Locker isn't the only one excited about the hiring of Whisenhunt, who turned down an offer from the Detroit Lions to come back to Tennessee where he once served as an assistant coach at Vanderbilt for two seasons.
“This place is special to me and that has a pull,” Whisenhunt said. “From my experience and playing here as an opponent coming in here, the fan base is great, they are loud, you like that environment, so when you think about wanting to coach in a place where you have that, that is our goal for our fans to be supportive of us. That means we have to do a good job of giving them a product to be proud of. The fact that I felt so good about Ruston and Mr. (Tommy) Smith and I had many good conversations and I felt really good about him when I met him, I think that was a big piece of it.”
Likewise, Webster, who interviewed three other candidates – Jay Gruden, Mike Zimmer and Jim Caldwell – is excited about Whisenhunt as a match for the Titans.
“Ken is an excellent fit for the Tennessee Titans and I’m glad he felt the same way we did about that. We spent several hours talking last Friday night and hit it off,” Webster said “I look for this to be a really fine marriage. Ken is an outstanding offensive coach, but also an outstanding head coach. He has a background with several successful franchises and we look forward to a new day and creating a new culture with the Tennessee Titans.”

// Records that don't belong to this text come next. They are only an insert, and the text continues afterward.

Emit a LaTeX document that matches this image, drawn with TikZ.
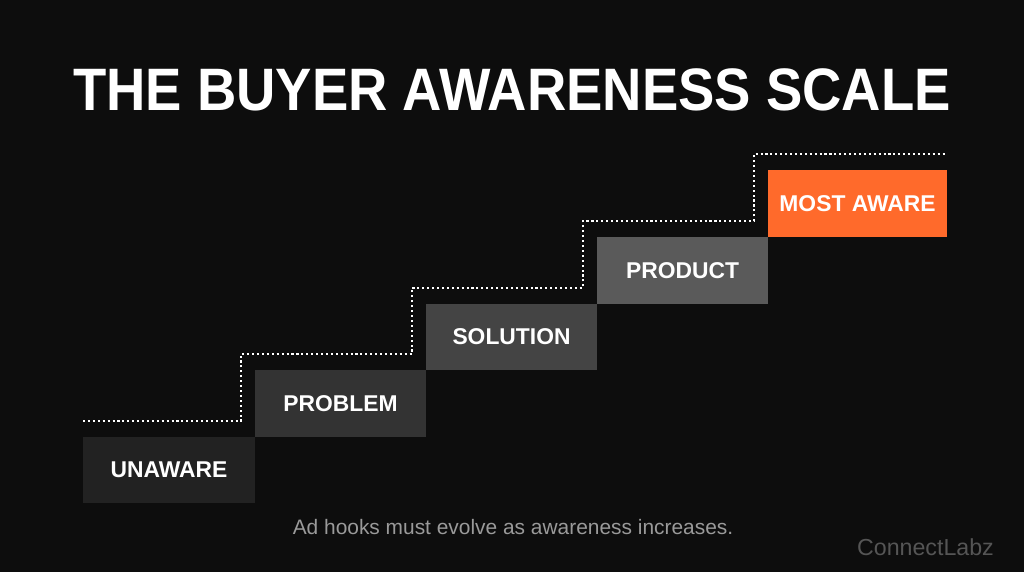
\documentclass[tikz,border=0pt]{standalone}
\usepackage{fontspec}
\setmainfont{Liberation Sans}
\usetikzlibrary{calc}
\definecolor{bg}{HTML}{0D0D0D}
\definecolor{s1}{HTML}{222222}
\definecolor{s2}{HTML}{333333}
\definecolor{s3}{HTML}{444444}
\definecolor{s4}{HTML}{5A5A5A}
\definecolor{orng}{HTML}{FF6A2B}
\definecolor{foot}{HTML}{9A9A9A}
\definecolor{brand}{HTML}{555555}
\tikzset{
  stepbox/.style={inner sep=0pt, outer sep=0pt, anchor=north west,
    minimum width=171*0.02cm, minimum height=67*0.02cm,
    text=white, font=\fontsize{13}{15}\selectfont\bfseries},
  stairline/.style={white, line width=1pt, dash pattern=on 1.2pt off 1.6pt}
}
\begin{document}
\begin{tikzpicture}[x=0.02cm,y=-0.02cm]
\fill[bg] (0,0) rectangle (1024,572);
\useasboundingbox (0,0) rectangle (1024,572);
\node[anchor=base, text=white, font=\fontsize{31}{36}\selectfont\bfseries] (title) at (512,110) {\scalebox{1}[1.1]{THE BUYER AWARENESS SCALE}};
\node[stepbox, fill=s1, minimum width=172*0.02cm, minimum height=66*0.02cm] (unaware) at (83,437) {UNAWARE};
\node[stepbox, fill=s2] (problem) at (255,370) {PROBLEM};
\node[stepbox, fill=s3, minimum height=66*0.02cm] (solution) at (426,304) {SOLUTION};
\node[stepbox, fill=s4] (product) at (597,237) {PRODUCT};
\node[stepbox, fill=orng, minimum width=179*0.02cm] (mostaware) at (768,170) {MOST AWARE};
\draw[stairline] ($(unaware.north west)+(0,-16)$) -| ($(problem.north west)+(-14,-16)$)
  -| ($(solution.north west)+(-14,-16)$)
  -| ($(product.north west)+(-14,-16)$)
  -| ($(mostaware.north west)+(-14,-16)$)
  -- ($(mostaware.north east)+(0,-16)$);
\node[anchor=base, text=foot, font=\fontsize{11.9}{14}\selectfont] (footer) at (513,534) {Ad hooks must evolve as awareness increases.};
\node[anchor=base east, text=brand, font=\fontsize{13.2}{16}\selectfont] (brandname) at (1000,555) {ConnectLabz};
\end{tikzpicture}
\end{document}
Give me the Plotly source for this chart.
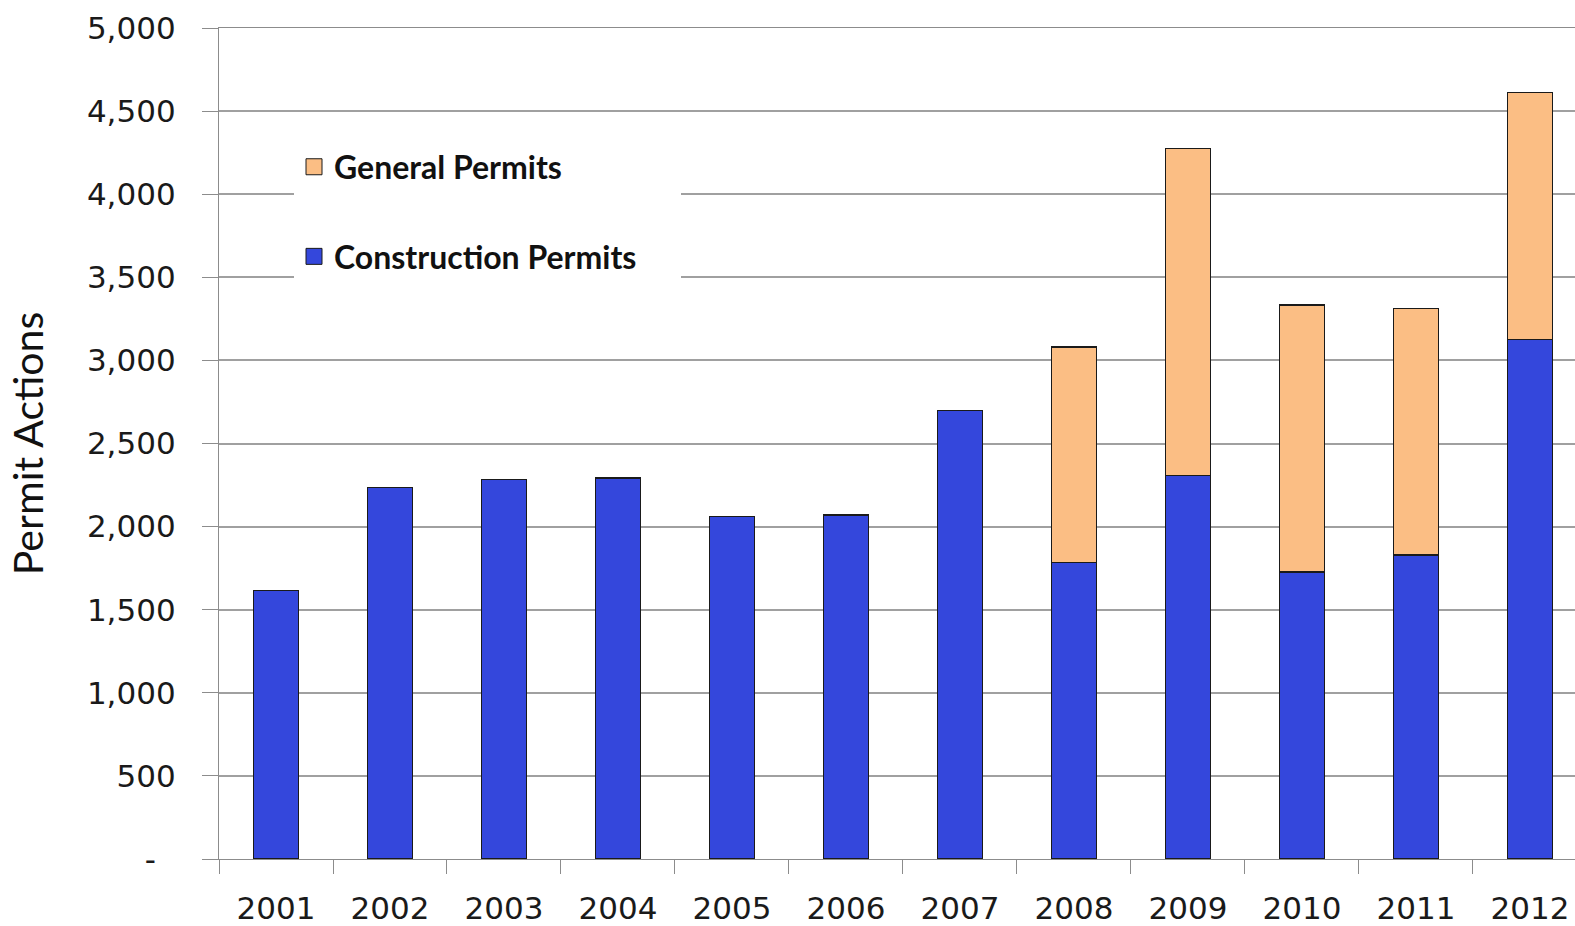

Part of that new culture that Whisenhunt and Webster hope to create is one that puts an exciting and competitive team on the field, something that hasn't always been a part of the Titans' repertoire over the past several seasons.
“If guys don’t buy in, they don’t fit in,” Whisenhunt said. “That’s the atmosphere you have to create, and that’s our job to create that. It starts by picking the right guys. It starts by creating an atmosphere of competition, which allows these guys to put their best foot forward. Then having two good men here, that helps me, and that’s an important piece of it.”

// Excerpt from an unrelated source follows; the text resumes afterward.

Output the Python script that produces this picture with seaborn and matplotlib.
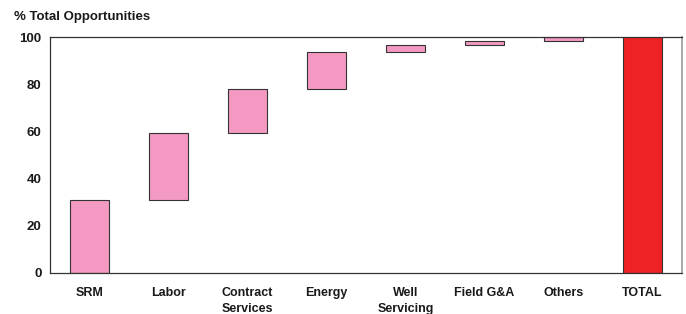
import numpy as np
import matplotlib
matplotlib.use('Agg')
import matplotlib.pyplot as plt
import seaborn as sns

# ── DATA ─────────────────────────────────────────────────────
categories = ["SRM", "Labor", "Contract\nServices", "Energy", "Well\nServicing",
              "Field G&A", "Others", "TOTAL"]
steps = [31.0, 28.3, 18.8, 15.5, 3.0, 1.8, 1.6]
total = 100.0
y_ticks = [0, 20, 40, 60, 80, 100]

heights = steps + [total]
bottoms = list(np.concatenate([[0], np.cumsum(steps)[:-1]])) + [0]

pink = "#F49AC2"
red = "#EE2224"

sns.set_style("white")
plt.rcParams['font.family'] = ['Liberation Sans', 'DejaVu Sans']
plt.rcParams['text.color'] = "#1a1a1a"
plt.rcParams['xtick.color'] = "#1a1a1a"
plt.rcParams['ytick.color'] = "#1a1a1a"

fig = plt.figure(figsize=(6.86, 3.14), dpi=100)
ax = fig.add_axes([0.073, 0.131, 0.921, 0.751])

sns.barplot(x=categories, y=heights, bottom=bottoms, color=pink, saturation=1,
            width=0.5, edgecolor="#333333", linewidth=0.8, ax=ax)
ax.patches[-1].set_facecolor(red)

ax.set_ylim(0, 100)
ax.set_xlim(-0.5, len(categories) - 0.5)
ax.set_yticks(y_ticks)
ax.set_yticklabels([str(t) for t in y_ticks], fontweight="bold", fontsize=9.5)
ax.set_xticks(range(len(categories)))
ax.set_xticklabels(categories, fontweight="bold", fontsize=9, linespacing=1.45, va="top")
ax.set_xticks(np.arange(-0.5, len(categories)), minor=True)
ax.tick_params(axis="x", which="major", length=0, pad=10)
ax.tick_params(axis="x", which="minor", length=3, width=0.8, color="#555555", direction="out")
ax.tick_params(axis="y", length=3, width=0.8, color="#333333", direction="out", pad=3)

for side in ["left", "bottom", "top"]:
    ax.spines[side].set_color("#333333")
    ax.spines[side].set_linewidth(0.9)
ax.spines["right"].set_color("#999999")
ax.spines["right"].set_linewidth(1.2)

fig.text(0.02, 0.945, "% Total Opportunities", fontweight="bold", fontsize=9.5,
         ha="left", va="center")

plt.savefig("out.png", dpi=100)
plt.close()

Some of Whisenhunt's first items of business will be to assemble a coaching staff. He didn't rule out a few of Mike Munchak's leftover coaches at least getting the chance to interview for their jobs. But he also said he will begin the process of trying to hire the best people he can find, no matter if they are from inside the organization or outside.
Some of those hires and interviews for assistant coaches could come next week at the Senior Bowl in Mobile, Ala.

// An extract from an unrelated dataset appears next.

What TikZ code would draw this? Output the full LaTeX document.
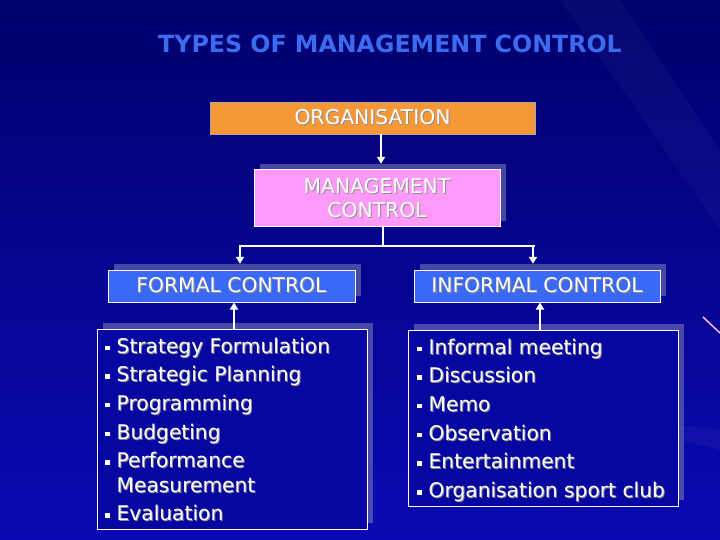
\documentclass[tikz,border=0pt]{standalone}
\usepackage{fontspec}
\setmainfont{DejaVu Sans}
\usetikzlibrary{arrows.meta}
\definecolor{bgdark}{RGB}{0,0,108}
\definecolor{bglight}{RGB}{10,10,180}
\definecolor{titleblue}{RGB}{61,107,240}
\definecolor{orgorange}{RGB}{247,152,55}
\definecolor{mcpink}{RGB}{255,153,250}
\definecolor{boxblue}{RGB}{58,106,245}
\definecolor{listblue}{RGB}{6,6,160}
\definecolor{shadowc}{RGB}{95,95,175}
\newcommand\shd[1]{\makebox[0pt][l]{\raisebox{-1pt}{\hspace{1pt}\textcolor{black!45}{#1}}}#1}
\newcommand\bul{\rule[3pt]{4.5pt}{4.5pt}}
\tikzset{
  box/.style={draw=white, line width=1pt, inner sep=0pt, rectangle},
  shadowbox/.style={fill=shadowc, opacity=0.75, inner sep=0pt, rectangle},
  lbl/.style={text=white, font=\fontsize{20.3}{24}\selectfont, align=center},
  item/.style={anchor=base west, text=white, font=\fontsize{20.2}{22}\selectfont, inner sep=0pt},
  conn/.style={white, line width=2.6pt},
  arr/.style={conn, -{Triangle[length=7pt,width=8pt]}}
}
\begin{document}
\begin{tikzpicture}[x=1pt,y=-1pt]
\useasboundingbox (0,0) rectangle (720,540);
% background
\shade[left color=bgdark, right color=bglight, shading angle=0] (0,0) rectangle (720,540);
\fill[white, opacity=0.03] (560,0) -- (620,0) -- (720,150) -- (720,230) -- cycle;
\fill[white, opacity=0.04] (640,420) -- (720,430) -- (720,450) -- (640,430) -- cycle;
\draw[mcpink!70!white, line width=1.5pt] (703,317) -- (720,333);
% title
\node[text=titleblue, font=\bfseries\fontsize{23.7}{26}\selectfont, anchor=base] (title) at (390,53) {TYPES OF MANAGEMENT CONTROL};
% organisation
\node[box, draw=gray!70, line width=0.6pt, fill=orgorange, minimum width=325pt, minimum height=32pt] (org) at (372.5,118) {};
\node[lbl] at (org) {\shd{ORGANISATION}};
% management control
\node[shadowbox, minimum width=246pt, minimum height=57pt] (mcs) at (383,192.5) {};
\node[box, fill=mcpink, minimum width=246pt, minimum height=57pt] (mc) at (377,198.5) {};
\node[lbl] at (mc) {\shd{MANAGEMENT}\\\shd{CONTROL}};
% formal / informal
\node[shadowbox, minimum width=247pt, minimum height=32pt] (fcs) at (237.5,280) {};
\node[box, fill=boxblue, minimum width=247pt, minimum height=32pt] (fc) at (231.5,286) {};
\node[lbl] at (fc) {\shd{FORMAL CONTROL}};
\node[shadowbox, minimum width=246pt, minimum height=32pt] (ics) at (543,280) {};
\node[box, fill=boxblue, minimum width=246pt, minimum height=32pt] (ic) at (537,286) {};
\node[lbl] at (ic) {\shd{INFORMAL CONTROL}};
% list boxes
\node[shadowbox, minimum width=270pt, minimum height=200pt] (fls) at (238,423) {};
\node[box, fill=listblue, minimum width=270pt, minimum height=200pt] (fl) at (232,429) {};
\node[shadowbox, minimum width=270pt, minimum height=176pt] (ils) at (549,412) {};
\node[box, fill=listblue, minimum width=270pt, minimum height=176pt] (il) at (543,418) {};
% connectors
\coordinate (j) at (383,246);
\draw[arr] (org.south -| 381,0) -- (mcs.north -| 381,0);
\draw[conn] (mc.south -| j) -- (j);
\draw[arr] (535,246) -- (240,246) -- (fcs.north -| 240,0);
\draw[arr] (533,246) -- (ics.north -| 533,0);
\draw[arr] (fl.north -| 234,0) -- (fc.south -| 234,0);
\draw[arr] (il.north -| 540,0) -- (ic.south -| 540,0);
% formal items
\node[item] (f1) at (105,353) {\bul\hspace{7pt}\shd{Strategy Formulation}};
\node[item] (f2) at (105,381.7) {\bul\hspace{7pt}\shd{Strategic Planning}};
\node[item] (f3) at (105,410.4) {\bul\hspace{7pt}\shd{Programming}};
\node[item] (f4) at (105,439.1) {\bul\hspace{7pt}\shd{Budgeting}};
\node[item] (f5) at (105,467.8) {\bul\hspace{7pt}\shd{Performance}};
\node[item] (f5b) at (116.5,492) {\shd{Measurement}};
\node[item] (f6) at (105,520.5) {\bul\hspace{7pt}\shd{Evaluation}};
% informal items
\node[item] (i1) at (417,354) {\bul\hspace{7pt}\shd{Informal meeting}};
\node[item] (i2) at (417,382.7) {\bul\hspace{7pt}\shd{Discussion}};
\node[item] (i3) at (417,411.4) {\bul\hspace{7pt}\shd{Memo}};
\node[item] (i4) at (417,440.1) {\bul\hspace{7pt}\shd{Observation}};
\node[item] (i5) at (417,468.8) {\bul\hspace{7pt}\shd{Entertainment}};
\node[item] (i6) at (417,497.5) {\bul\hspace{7pt}\shd{Organisation sport club}};
\end{tikzpicture}
\end{document}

As for defense, Whisenhunt has mostly been a 3-4 guy, and his old coordinator in Arizona, Ray Horton, was among the Cleveland Browns assistant coaches who are now free to interview for other jobs. Whisenhunt, however, said he wasn't necessarily married to the 3-4 or the 4-3 when it comes to defense.
“Defensively, there is a misconception I think about the 3-4 and the 4-3, 70 percent of this game now is in sub-defense which is four down, three down and you are using both components when you do that,” Whisenhunt said. “I know this as an offensive coach: when you are preparing for a 4-3 and a 3-4 it very difficult because of protection issues. You have to have elements of both of them. I think to say that we are going to run a 3-4, two-gap defense that is not what we are going to do.”
In time, Whisenhunt will begin to put his stamp on the Titans on both sides of the football, nbut he emphasized that an important building block in that is the working relationships sold him on Tennessee in the first place.
“I think one of the things that I have learned in my time in the NFL is that chemistry is an important part of this. When you feel like you have that chemistry and you are excited about it that plays a big part of it,” he said.